I have a friend with interesting ideas about Vladimir Putin. The friend is a Russian, now in the United States but in touch with Moscow intellectual circles and the Russian political scene, possessing the unusual perspective of having been the child of a high Soviet official, educated amid privilege as well as the intrusive terrors of the secret police.

My friend calls the latter, collectively, "the beast," but nonetheless says:

"I know what they are as human beings. The new leader - God help me and help them all! - is a former spy, a young, disciplined, non-drinking man, reared in the milieu of the KGB, born at roughly the same time as the wealthy Texan he is going to meet but born in Russian poverty.

"Born in the ugly poverty of Leningrad's communal apartments, shared by several families, a poverty the boy from Texas and his parents could never have imagined, a hell of common life (I used to see it when I visited classmates), in which creatures fought for space in a small kitchen, a tiny bathroom and for such hot water as existed.

"Wishing to succeed, the young man volunteers for the KGB very early, undoubtedly expecting a romantic life of adventure. He soon learns to develop a professional second self, to live a double life, and he is a success, is noted and is awarded by assignment with the Communist secret police, the Stasi, in East Germany.

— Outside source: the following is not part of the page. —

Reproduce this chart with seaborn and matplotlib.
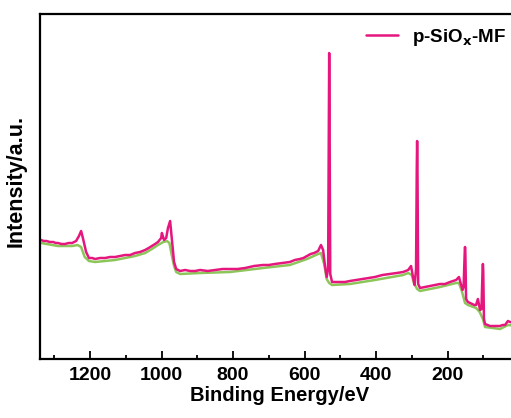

"Going abroad in those days, when even East Germany was 'abroad' and Russia was all but completely shut off from the rest of the world, was a revelation for the young man. He learned German very well. That was another revelation, opening another civilization and world to him. He may have gone on missions to rich West Germany. Whatever he learned, he kept in his heart.

"In those days we were taught that the U.S.S.R. was the center of the world, center of a Ptolemaic system. 'Abroad' in my youth meant a different galaxy. We were not meant to live there.

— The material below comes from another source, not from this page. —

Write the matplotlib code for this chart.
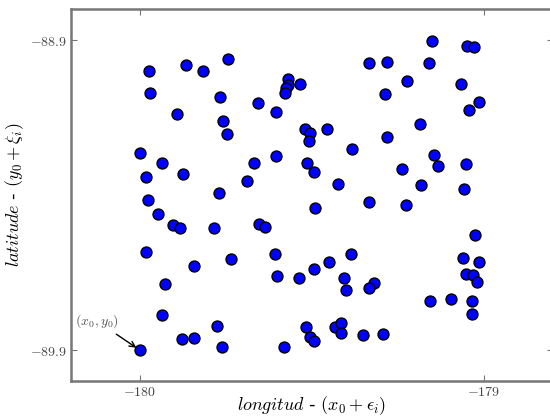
import numpy as np
import matplotlib
matplotlib.use('Agg')
import matplotlib.pyplot as plt

plt.rcParams['mathtext.fontset'] = 'cm'
plt.rcParams['font.family'] = 'DejaVu Sans'

# origin of the perturbed points
x0 = -180.0
y0 = -88.9 - 1.0

# perturbations (lon offset, lat offset from -88.9)
eps = [0.026, 0.135, 0.184, 0.255, 0.030, 0.233, 0.108, 0.242, 0.252, 0.432,
       0.432, 0.424, 0.422, 0.467, 0.343, 0.396, 0.480, 0.496, 0.493, 0.000,
       0.065, 0.017, 0.126, 0.396, 0.333, 0.486, 0.507, 0.311, 0.230, 0.024,
       0.848, 0.951, 0.972, 0.665, 0.719, 0.841, 0.777, 0.933, 0.712, 0.985,
       0.958, 0.544, 0.814, 0.719, 0.616, 0.854, 0.868, 0.947, 0.763, 0.575,
       0.818, 0.942, 0.667, 0.509, 0.054, 0.096, 0.117, 0.215, 0.347, 0.365,
       0.017, 0.159, 0.264, 0.394, 0.398, 0.464, 0.507, 0.074, 0.065, 0.225,
       0.124, 0.159, 0.238, 0.000, 0.419, 0.482, 0.494, 0.507, 0.773, 0.974,
       0.614, 0.549, 0.592, 0.600, 0.681, 0.667, 0.938, 0.985, 0.947, 0.967,
       0.981, 0.843, 0.904, 0.965, 0.965, 0.566, 0.586, 0.586, 0.649, 0.706]
xi = [0.902, 0.919, 0.902, 0.939, 0.831, 0.818, 0.761, 0.739, 0.696, 0.874,
      0.855, 0.844, 0.831, 0.857, 0.797, 0.767, 0.712, 0.702, 0.676, 0.636,
      0.602, 0.559, 0.569, 0.625, 0.604, 0.604, 0.574, 0.546, 0.508, 0.485,
      0.997, 0.980, 0.977, 0.927, 0.929, 0.927, 0.867, 0.857, 0.827, 0.800,
      0.776, 0.712, 0.731, 0.689, 0.649, 0.629, 0.595, 0.599, 0.584, 0.536,
      0.531, 0.519, 0.479, 0.459, 0.439, 0.404, 0.394, 0.394, 0.406, 0.397,
      0.318, 0.272, 0.294, 0.309, 0.239, 0.231, 0.261, 0.213, 0.113, 0.078,
      0.035, 0.039, 0.009, 0.000, 0.009, 0.075, 0.042, 0.028, 0.469, 0.371,
      0.309, 0.285, 0.231, 0.194, 0.218, 0.201, 0.298, 0.284, 0.246, 0.241,
      0.220, 0.158, 0.165, 0.158, 0.117, 0.075, 0.088, 0.055, 0.047, 0.051]

lon = x0 + np.array(eps)
lat = y0 + np.array(xi)

xticks = [-180, -179]
yticks = [-89.9, -88.9]

fig = plt.figure(figsize=(5.5, 4.16), dpi=100)
ax = fig.add_axes([0.129, 0.084, 0.876, 0.894])
ax.scatter(lon, lat, s=62, c='b', edgecolors='k', linewidths=1.0, zorder=3)

ax.annotate(r'$(x_0, y_0)$', xy=(x0, y0), xytext=(-180.125, -89.806),
            ha='center', va='center', fontsize=10, color='#555555',
            arrowprops=dict(arrowstyle='->', color='k', lw=1.0,
                            shrinkA=2, shrinkB=3))

ax.set_xlim(-180.2, -178.8)
ax.set_ylim(-90.0, -88.8)
ax.set_xticks(xticks)
ax.set_xticklabels([r'$-180$', r'$-179$'])
ax.set_yticks(yticks)
ax.set_yticklabels([r'$-89.9$', r'$-88.9$'])
ax.tick_params(direction='in', length=4, width=0.8, color='#777777',
               labelcolor='#444444', labelsize=10, pad=3, top=True, right=True)
for sp in ax.spines.values():
    sp.set_color('#777777')
    sp.set_linewidth(1.8)

ax.set_xlabel(r'$longitud$ - $(x_0 + \epsilon_i)$', fontsize=13, labelpad=-3.5)
ax.set_ylabel(r'$latitude$ - $(y_0 + \xi_i)$', fontsize=13, labelpad=3)

fig.savefig('out.png', dpi=100)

"My old nanny, who was completely apolitical, had an adult son who was a specialist in milk production and was sent on an official mission to Denmark in the 1950s. He returned deeply depressed. He told his mother: 'That was my first and last trip abroad. Their animals live better than people do in our villages here.'

"These experiences are vital. Once you have seen such things they remain deep in your subconscious. They remain with Putin now as he travels all over the world. He understands poverty, as the boy from Texas could never understand.

"The naïveté of the rich boy blinds him. Only someone totally innocent of poverty could drop food parcels on the Afghans at the same time as bombing them. "Putin clearly wants to make Russia a great power again, but this is a goal he can't speak about. He needs the United States and has quickly gone aboard the anti-terrorism bandwagon. The world will forget Chechnya. He can become bolder with the leaders of the ex-Soviet Islamic nations - whose independence will be short-lived. They, too, will eventually be proclaimed 'terrorists.'

"Putin has big ambitions. They may also prove unrealizable. He knows that, too. He might be satisfied if he could give his people lives in decency and comfort. Today the president of Russia wants his country to be able to live in that other, once forbidden galaxy. "But even to think this way makes him trouble in Russia. He is caught between his two aspects. He is loyal to the old superpower and to the idea of Russia as world power. On the other hand he is a modern man. That makes him distrusted in his own country and the ally of the West against his own country's past.

"He has his dream of restoring Russia's lost status. That could turn the United States against him. His formation has prepared him to live with these dualities, this ambiguity. But they are dangerous and make enemies."